One of those volunteers is Nikki Franklin, wife of Trussville Fire & Rescue training officer Chris Franklin. The couple has been married 21 years. Guess how many years Nikki Franklin has volunteered with Christmas for Kids? She’s on the program’s board of directors.
“It is amazing,” she said. “It's amazing on give-out day when these mamas and daddies and grandmas come to pick up their toys
for those babies. And they're in tears. It makes everything you do, makes all of that work, worth it. And that reminds you why you do it.”
The work is not light. Each October, the Christmas for Kids board of directors sends letters to all three Trussville elementary schools and Hewitt-Trussville Middle School. Potential recipients are cut off at eighth grade, but a high school student wouldn’t be turned down if a circumstance meant need. That letter includes a pre-registration form that parents or guardians fill out.
In early November, volunteers meet to review the returned forms. Families are called to come in to fill out applications. Then comes the list. You know the one.
“We go down the list and make sure we understand everything that’s written on it,” Franklin said. “Then we do the best we can to fill that list.”
In November, letters are sent to Trussville businesses asking for assistance and donations. By the time mid-December comes, give-out day happens.
“We also have been thankful the last couple of years to work with the schools and receive some of their canned food drive donations, because we try to give each family, in addition to their toy bags, we try to give them a bag or a box of food for at least one meal,” Franklin said. “That's our goal, to give them enough for at least one meal. We usually go buy a turkey to go in there. So, they get a turkey and then they get canned food items. And we give them all that during pickup.”
There are 75 to 100 children helped by Christmas for Kids annually, Franklin estimated. While the approval process has already been completed for this year, with give-out day fast approaching, there is always next year.

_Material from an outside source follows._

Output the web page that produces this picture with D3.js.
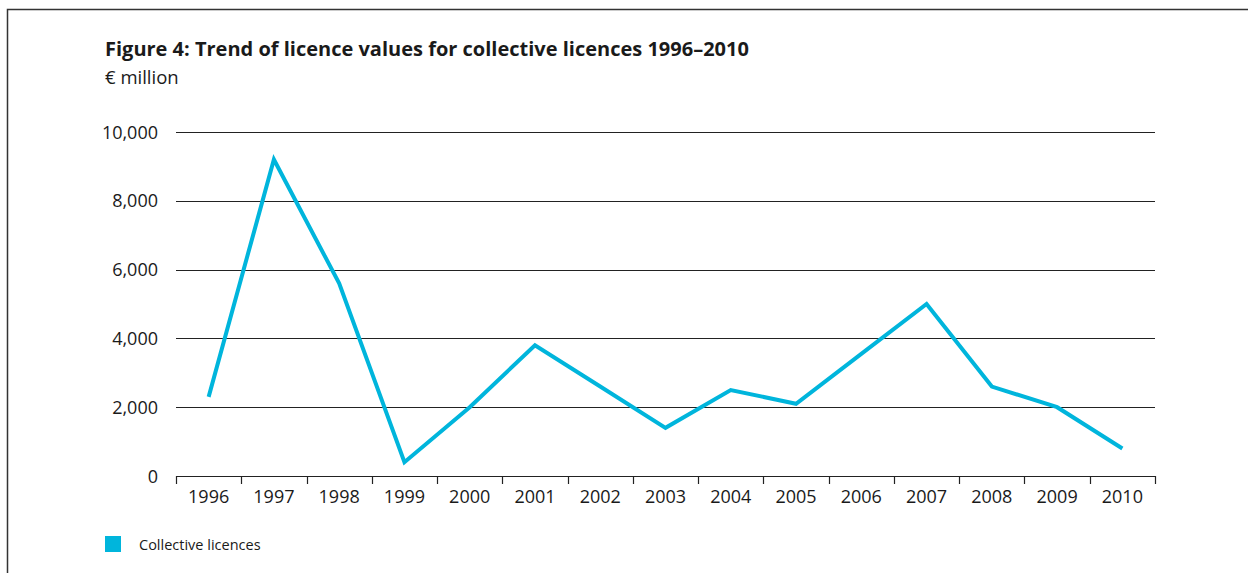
<!DOCTYPE html>
<html>
<head>
<meta charset="utf-8">
<script src="https://cdn.jsdelivr.net/npm/d3@7"></script>
<style>
  body { margin: 0; background: #fff; }
  svg text { font-family: "Open Sans", "Noto Sans", sans-serif; fill: #1a1a1a; }
</style>
</head>
<body>
<div class="output"></div>
<script>
// Data
const years = ["1996", "1997", "1998", "1999", "2000", "2001", "2002", "2003",
    "2004", "2005", "2006", "2007", "2008", "2009", "2010"];
const licenceValues = [2300, 9200, 5600, 400, 2000, 3800, 2600, 1400,
    2500, 2100, 3550, 5000, 2600, 2000, 800];
const yTicks = [0, 2000, 4000, 6000, 8000, 10000];
const seriesName = "Collective licences";
const titleText = "Figure 4: Trend of licence values for collective licences 1996\u20132010";
const unitText = "\u20ac million";

const W = 1248, H = 573;
const margin = { left: 176, right: 93, top: 132, bottom: 97 };
const width = W - margin.left - margin.right;
const height = H - margin.top - margin.bottom;
const lineColor = "#00b5dc";

let root = d3.select(".output")
    .append("svg")
    .attr("width", W)
    .attr("height", H);

// Rahmen
root.append("path")
    .attr("d", "M7.5," + H + "V9.5H" + W)
    .attr("fill", "none")
    .attr("stroke", "#333")
    .attr("stroke-width", 1.5);

// Titel
root.append("text")
    .text(titleText)
    .attr("x", 105)
    .attr("y", 56)
    .style("font-weight", 700)
    .style("font-size", "20px");

root.append("text")
    .text(unitText)
    .attr("x", 105)
    .attr("y", 84)
    .style("font-size", "18.5px");

let svg = root.append("g")
    .attr("transform", "translate(" + margin.left + "," + margin.top + ")");

// Ось X
let xBand = d3.scaleBand()
    .domain(years)
    .range([0, width]);

let y = d3.scaleLinear()
    .domain([0, 10000])
    .range([height, 0]);

// Gridlines
svg.append("g")
    .selectAll("line")
    .data(yTicks.filter(d => d > 0))
    .enter()
    .append("line")
    .attr("x1", 0)
    .attr("x2", width)
    .attr("y1", d => Math.round(y(d)) + 0.5)
    .attr("y2", d => Math.round(y(d)) + 0.5)
    .attr("stroke", "#222")
    .attr("stroke-width", 1);

// Y labels
svg.append("g")
    .selectAll("text")
    .data(yTicks)
    .enter()
    .append("text")
    .text(d => d3.format(",")(d))
    .attr("x", -18)
    .attr("y", d => y(d) + 6.5)
    .attr("text-anchor", "end")
    .style("font-size", "18px");

// X axis line + ticks at band edges
let edges = years.map(d => xBand(d)).concat([width]);
svg.append("line")
    .attr("x1", 0)
    .attr("x2", width)
    .attr("y1", height + 0.5)
    .attr("y2", height + 0.5)
    .attr("stroke", "#222")
    .attr("stroke-width", 1.2);
svg.append("g")
    .selectAll("line")
    .data(edges)
    .enter()
    .append("line")
    .attr("x1", d => Math.round(d) + 0.5)
    .attr("x2", d => Math.round(d) + 0.5)
    .attr("y1", height)
    .attr("y2", height + 8)
    .attr("stroke", "#222")
    .attr("stroke-width", 1.2);

svg.append("g")
    .selectAll("text")
    .data(years)
    .enter()
    .append("text")
    .text(d => d)
    .attr("x", d => xBand(d) + xBand.bandwidth() / 2)
    .attr("y", height + 27)
    .attr("text-anchor", "middle")
    .style("font-size", "18px");

// Линия
let line = d3.line()
    .x((d, i) => xBand(years[i]) + xBand.bandwidth() / 2)
    .y(d => y(d));

svg.append("path")
    .datum(licenceValues)
    .attr("d", line)
    .attr("fill", "none")
    .attr("stroke", lineColor)
    .attr("stroke-width", 4)
    .attr("stroke-linejoin", "miter");

// Легенда
root.append("rect")
    .attr("x", 105)
    .attr("y", 536)
    .attr("width", 16)
    .attr("height", 16)
    .attr("fill", lineColor);

root.append("text")
    .text(seriesName)
    .attr("x", 139)
    .attr("y", 550)
    .style("font-size", "14.5px");
</script>
</body>
</html>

Shotts said the Trussville Fire & Rescue Christmas For Kids Facebook page is a helpful resource, as is the program’s Venmo page. Donations via check are acceptable as well. Donations of new, unwrapped toys can be made at any of the three fire departments in Trussville or the administration building on Cherokee Drive.
“I really just enjoy doing it all,” Franklin said. “I love watching the moms’ faces when they pick up the toys. You know, the grandmoms’ faces, the grandmothers who thought they were finished raising kids, and somehow, they ended up raising more kids than they planned. And they are the true angels.”
There are true angels year after year in this program. Shotts remembered five or six years ago, he was picking up some last-minute gift items for Christmas for Kids at a local guitar shop. Shotts isn’t exactly a six-string prodigy, so he was asking what all he needed. A customer approached him and asked what he was doing. That customer paid for all the accessories.
Another year, last-minute bicycles needed purchasing at Academy Sports & Outdoors. A man walked up to Shotts and handed him $100.
“So yeah, it's a neat program,” he said. “And we don't get to see the result because, you know, families spend time together on Christmas, and we don't get to see that. But we have the luxury of knowing that [these] kids had a good Christmas because of what we did. And that's a big deal for us.”